-- Start of Task input --

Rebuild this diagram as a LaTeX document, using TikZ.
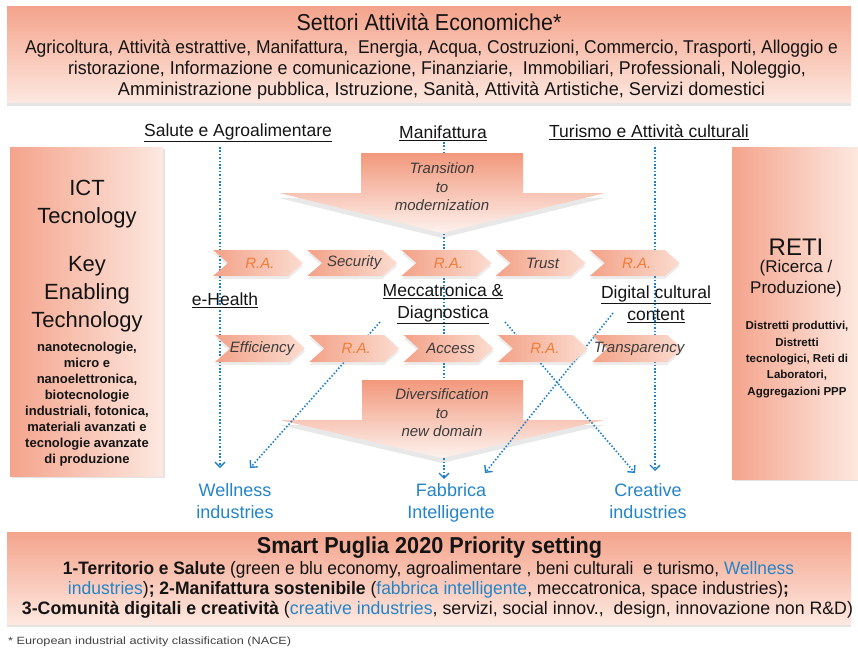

-- End of Task input --
-- Start of Task input --

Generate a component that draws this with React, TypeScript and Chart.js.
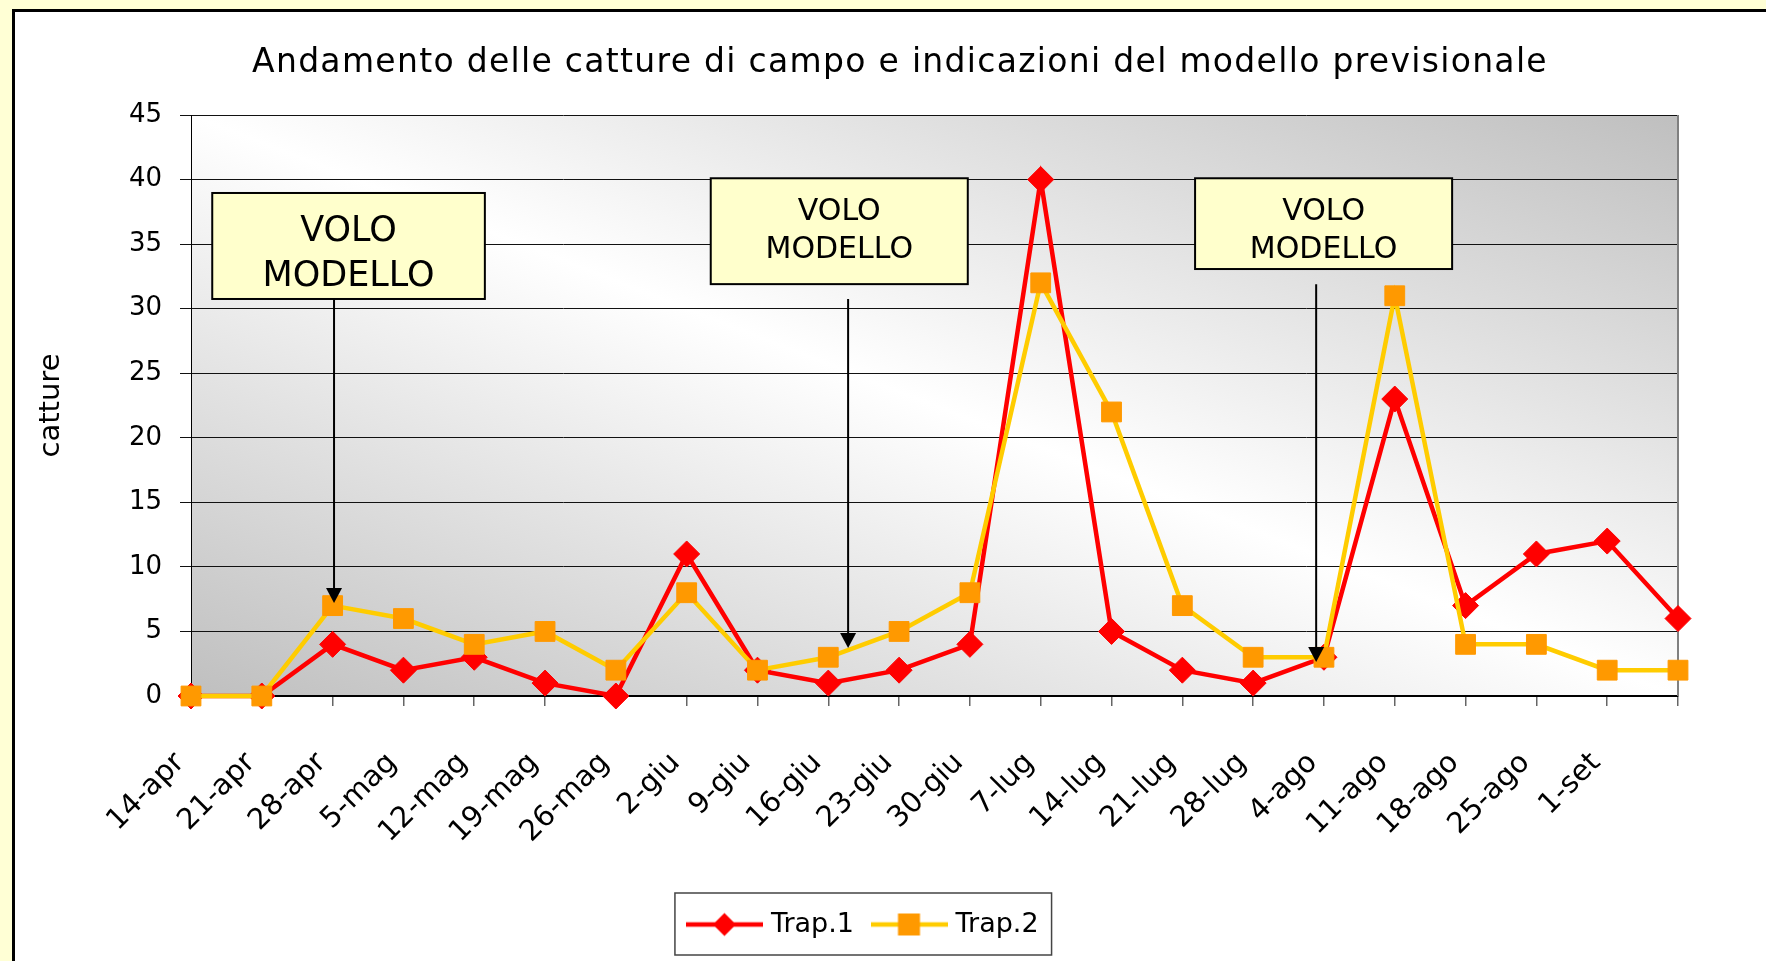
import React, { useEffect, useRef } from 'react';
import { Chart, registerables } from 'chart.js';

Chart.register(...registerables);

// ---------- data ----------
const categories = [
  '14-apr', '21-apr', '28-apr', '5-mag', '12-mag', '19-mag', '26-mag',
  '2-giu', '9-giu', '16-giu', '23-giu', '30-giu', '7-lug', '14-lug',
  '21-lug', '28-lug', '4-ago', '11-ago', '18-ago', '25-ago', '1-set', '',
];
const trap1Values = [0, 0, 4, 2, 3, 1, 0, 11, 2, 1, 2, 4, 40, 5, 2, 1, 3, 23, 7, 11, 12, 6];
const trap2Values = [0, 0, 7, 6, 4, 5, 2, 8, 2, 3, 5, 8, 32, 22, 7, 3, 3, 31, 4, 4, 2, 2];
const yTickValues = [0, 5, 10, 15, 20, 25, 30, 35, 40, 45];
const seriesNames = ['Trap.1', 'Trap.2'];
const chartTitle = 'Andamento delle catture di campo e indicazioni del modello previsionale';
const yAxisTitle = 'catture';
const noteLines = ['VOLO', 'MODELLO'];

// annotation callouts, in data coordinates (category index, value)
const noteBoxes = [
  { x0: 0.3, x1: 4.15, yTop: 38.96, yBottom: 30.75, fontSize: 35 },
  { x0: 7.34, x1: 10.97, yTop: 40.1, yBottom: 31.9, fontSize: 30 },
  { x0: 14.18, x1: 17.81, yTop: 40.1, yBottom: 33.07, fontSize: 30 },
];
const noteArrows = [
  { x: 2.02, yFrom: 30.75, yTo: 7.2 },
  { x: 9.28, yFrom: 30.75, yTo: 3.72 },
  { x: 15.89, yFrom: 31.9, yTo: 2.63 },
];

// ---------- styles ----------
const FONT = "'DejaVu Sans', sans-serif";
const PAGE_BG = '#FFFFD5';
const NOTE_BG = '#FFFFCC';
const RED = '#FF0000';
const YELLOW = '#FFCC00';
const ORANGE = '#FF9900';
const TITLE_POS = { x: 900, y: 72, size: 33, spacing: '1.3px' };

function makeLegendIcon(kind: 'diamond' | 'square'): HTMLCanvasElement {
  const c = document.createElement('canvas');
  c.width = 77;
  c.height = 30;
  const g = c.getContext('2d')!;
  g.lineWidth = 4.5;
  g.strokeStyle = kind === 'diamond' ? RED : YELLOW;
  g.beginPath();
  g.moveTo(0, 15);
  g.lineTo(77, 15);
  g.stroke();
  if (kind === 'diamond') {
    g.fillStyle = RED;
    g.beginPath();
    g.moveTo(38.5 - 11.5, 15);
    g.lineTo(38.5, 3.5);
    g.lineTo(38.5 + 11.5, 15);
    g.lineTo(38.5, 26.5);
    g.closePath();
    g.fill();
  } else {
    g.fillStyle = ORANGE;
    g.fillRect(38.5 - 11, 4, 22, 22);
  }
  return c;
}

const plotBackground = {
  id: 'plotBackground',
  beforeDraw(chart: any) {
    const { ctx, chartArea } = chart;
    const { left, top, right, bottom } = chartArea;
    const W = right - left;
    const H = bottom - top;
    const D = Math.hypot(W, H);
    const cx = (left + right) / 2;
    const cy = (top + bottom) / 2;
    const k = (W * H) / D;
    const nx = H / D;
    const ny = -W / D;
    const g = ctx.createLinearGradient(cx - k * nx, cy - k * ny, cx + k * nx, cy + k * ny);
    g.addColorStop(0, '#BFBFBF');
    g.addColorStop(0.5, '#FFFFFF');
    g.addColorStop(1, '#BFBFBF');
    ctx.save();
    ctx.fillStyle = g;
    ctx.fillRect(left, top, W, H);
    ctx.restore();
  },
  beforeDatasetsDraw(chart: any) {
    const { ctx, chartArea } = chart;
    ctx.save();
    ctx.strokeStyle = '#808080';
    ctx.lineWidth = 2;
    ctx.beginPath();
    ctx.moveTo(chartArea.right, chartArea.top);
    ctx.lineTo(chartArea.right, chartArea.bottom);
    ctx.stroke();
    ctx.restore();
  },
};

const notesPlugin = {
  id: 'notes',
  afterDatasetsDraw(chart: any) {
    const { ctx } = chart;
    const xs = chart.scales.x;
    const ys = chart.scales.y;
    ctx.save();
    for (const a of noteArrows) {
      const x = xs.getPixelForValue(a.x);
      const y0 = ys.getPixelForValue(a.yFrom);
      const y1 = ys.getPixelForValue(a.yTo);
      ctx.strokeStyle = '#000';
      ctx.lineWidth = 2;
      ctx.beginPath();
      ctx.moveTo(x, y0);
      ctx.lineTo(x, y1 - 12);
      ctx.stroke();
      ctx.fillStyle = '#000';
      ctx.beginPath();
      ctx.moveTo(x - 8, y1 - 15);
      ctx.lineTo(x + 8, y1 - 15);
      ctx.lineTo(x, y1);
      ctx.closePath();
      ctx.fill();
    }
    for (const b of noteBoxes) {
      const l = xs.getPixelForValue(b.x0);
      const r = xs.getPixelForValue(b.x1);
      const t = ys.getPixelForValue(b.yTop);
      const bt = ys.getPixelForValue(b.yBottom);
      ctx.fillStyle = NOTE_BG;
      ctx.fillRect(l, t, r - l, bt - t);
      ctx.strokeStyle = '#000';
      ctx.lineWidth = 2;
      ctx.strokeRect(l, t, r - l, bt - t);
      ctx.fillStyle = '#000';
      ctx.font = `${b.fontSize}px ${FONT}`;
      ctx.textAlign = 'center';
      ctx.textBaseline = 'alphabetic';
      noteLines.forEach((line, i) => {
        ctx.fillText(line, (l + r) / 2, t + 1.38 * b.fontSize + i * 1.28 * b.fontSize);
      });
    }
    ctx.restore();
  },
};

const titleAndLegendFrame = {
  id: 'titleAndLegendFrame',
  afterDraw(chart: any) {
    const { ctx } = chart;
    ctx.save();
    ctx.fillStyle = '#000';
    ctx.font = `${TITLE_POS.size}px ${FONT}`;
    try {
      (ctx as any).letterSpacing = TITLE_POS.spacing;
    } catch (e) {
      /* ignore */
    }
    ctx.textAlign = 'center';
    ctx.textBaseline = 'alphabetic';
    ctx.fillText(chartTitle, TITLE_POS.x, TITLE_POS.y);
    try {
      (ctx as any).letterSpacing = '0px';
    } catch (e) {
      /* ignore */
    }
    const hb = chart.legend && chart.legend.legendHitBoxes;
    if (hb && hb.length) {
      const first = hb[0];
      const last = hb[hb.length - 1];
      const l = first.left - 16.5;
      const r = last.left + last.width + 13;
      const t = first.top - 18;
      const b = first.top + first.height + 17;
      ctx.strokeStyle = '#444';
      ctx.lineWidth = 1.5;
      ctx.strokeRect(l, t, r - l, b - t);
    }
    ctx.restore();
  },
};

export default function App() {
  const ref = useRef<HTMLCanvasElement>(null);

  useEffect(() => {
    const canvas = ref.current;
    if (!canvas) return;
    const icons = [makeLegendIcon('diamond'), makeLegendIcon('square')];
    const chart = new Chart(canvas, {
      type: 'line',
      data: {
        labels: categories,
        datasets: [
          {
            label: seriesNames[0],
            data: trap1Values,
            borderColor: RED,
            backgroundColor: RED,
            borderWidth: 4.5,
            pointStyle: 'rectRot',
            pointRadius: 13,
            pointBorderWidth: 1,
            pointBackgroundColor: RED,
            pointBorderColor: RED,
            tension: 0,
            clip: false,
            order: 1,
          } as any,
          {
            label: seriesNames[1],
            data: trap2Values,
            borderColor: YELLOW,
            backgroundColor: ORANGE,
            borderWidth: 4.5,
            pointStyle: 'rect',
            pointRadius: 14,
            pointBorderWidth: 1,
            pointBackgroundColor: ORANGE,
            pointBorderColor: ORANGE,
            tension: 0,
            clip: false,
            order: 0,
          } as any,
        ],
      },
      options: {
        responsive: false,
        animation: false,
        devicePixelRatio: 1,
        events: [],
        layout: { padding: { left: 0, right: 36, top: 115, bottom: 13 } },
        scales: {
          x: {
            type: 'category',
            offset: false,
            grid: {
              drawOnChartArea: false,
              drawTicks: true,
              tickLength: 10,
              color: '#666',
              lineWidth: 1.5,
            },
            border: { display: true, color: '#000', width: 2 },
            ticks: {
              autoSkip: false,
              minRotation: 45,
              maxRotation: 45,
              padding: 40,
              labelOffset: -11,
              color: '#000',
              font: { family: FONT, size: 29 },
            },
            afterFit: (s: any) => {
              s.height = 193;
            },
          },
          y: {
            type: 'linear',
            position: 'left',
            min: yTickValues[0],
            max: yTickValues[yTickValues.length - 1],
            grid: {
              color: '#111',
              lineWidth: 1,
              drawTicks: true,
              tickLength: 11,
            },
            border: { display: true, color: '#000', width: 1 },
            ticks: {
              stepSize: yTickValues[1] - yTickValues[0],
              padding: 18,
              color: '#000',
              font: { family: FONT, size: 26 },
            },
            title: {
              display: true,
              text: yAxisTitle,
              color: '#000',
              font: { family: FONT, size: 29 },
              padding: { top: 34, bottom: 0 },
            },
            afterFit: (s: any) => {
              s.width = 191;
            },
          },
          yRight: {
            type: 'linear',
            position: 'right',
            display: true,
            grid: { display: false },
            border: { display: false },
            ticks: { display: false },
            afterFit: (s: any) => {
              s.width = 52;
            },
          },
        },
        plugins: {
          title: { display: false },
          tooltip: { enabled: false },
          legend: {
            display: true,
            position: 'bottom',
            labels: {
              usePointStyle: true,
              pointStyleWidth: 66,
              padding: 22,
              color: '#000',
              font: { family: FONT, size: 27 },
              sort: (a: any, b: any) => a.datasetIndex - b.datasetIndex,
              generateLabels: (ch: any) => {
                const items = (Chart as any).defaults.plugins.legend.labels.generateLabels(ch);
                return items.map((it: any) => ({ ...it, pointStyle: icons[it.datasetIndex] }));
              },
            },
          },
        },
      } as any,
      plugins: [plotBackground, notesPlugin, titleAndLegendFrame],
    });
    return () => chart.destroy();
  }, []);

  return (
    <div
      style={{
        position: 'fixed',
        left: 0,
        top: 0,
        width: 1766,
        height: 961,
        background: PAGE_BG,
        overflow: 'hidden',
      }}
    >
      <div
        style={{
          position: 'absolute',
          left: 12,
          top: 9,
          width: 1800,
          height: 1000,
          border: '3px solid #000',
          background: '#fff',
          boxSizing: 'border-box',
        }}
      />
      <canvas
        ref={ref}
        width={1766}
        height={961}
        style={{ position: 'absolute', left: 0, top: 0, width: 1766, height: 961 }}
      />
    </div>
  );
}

-- End of Task input --

### Your objective
Without the pictures, give again exactly the lines above starting at the line containing "Generate a component" and ending at the line containing "Chart.register(...registerables);".

### Solution for this task
Generate a component that draws this with React, TypeScript and Chart.js.
import React, { useEffect, useRef } from 'react';
import { Chart, registerables } from 'chart.js';

Chart.register(...registerables);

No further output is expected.